I continued strolling along the pleasant spine of the range, reaching a parking lot filled with vehicles at the mountain pass. Most visitors end their excursion here, either entering their cars or walking down the paved forest road to the bus stop and Oni museum situated at the foot of the mountain. There was still one more peak to conquer, however, as I continued north to the conical mound of Mt. Nabezuka, which afforded views back towards the high point. From here, the ridge actually continued to yet another peak marked by a red building that appeared to be some kind of weather station. I made a cup of yama coffee, a concoction whose reputation is beginning to precede myself. The ingredients I cannot divulge, but partakers of the rejuvenating beverage are rarely left disappointed.
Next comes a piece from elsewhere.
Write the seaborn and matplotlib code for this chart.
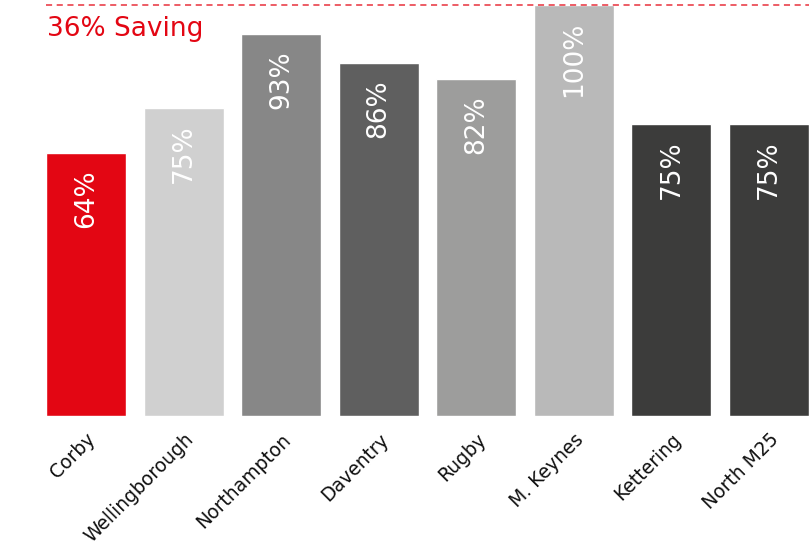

Once again I drifted off into reverie, only to be once again disturbed by a trio of middle-aged men huffing and puffing up to the high point, lit cigarettes in hand. Why someone would need a hit of chemical-laced nicotine in the middle of the mountains is something I’ll never come to terms with, but I took the sign as an indication to keep moving and for good reason: the next bus left in less than 50 minutes.
I retreated back to a junction and turned left, following a seldom-used path that spit me out onto a forest road, where a signpost sent my blood pressure escalating once again: Oeyama bus stop 3.5km. The race was on to make the bus, as my engines geared up. I stowed the camera away in the pack, knowing that snapping any superfluous photos would eat away precious seconds off the clock. I hate racing against time, especially after savoring the leisurely pace, but if I didn’t make this bus, I’d have to loiter around for 2-1/2 addition hours, meaning I wouldn’t get back to Osaka until well after dark. I darted off in the pace of a brisk walk. If I burst into a gallop I would likely send my heart rate into choppy waters, putting my mechanical heart valve at risk of overload. I kept my eyes focused on the trail, skirting the switchbacks with the speed and agility of a mogul competitor. I reached the top of the paved road in only 15 minutes, despite the map times indicating a one hour descent. From here, I continued the escalated pace, finally arriving at the bus stop with only 5 minutes to spare, which meant I had no time to check out the museum to learn more about the oni legend.
Mt. Nabezuka took precedence to any cultural investigations, but perhaps it is a blessing in disguise. By forfeiting a visit to the museum, it offered an excuse to return. The beauty of Mt. Oe on a clear day is unheralded, so perhaps I may just have to join Mr. Banff on his visit to the peak, since it is still on his long list of mountains left to climb.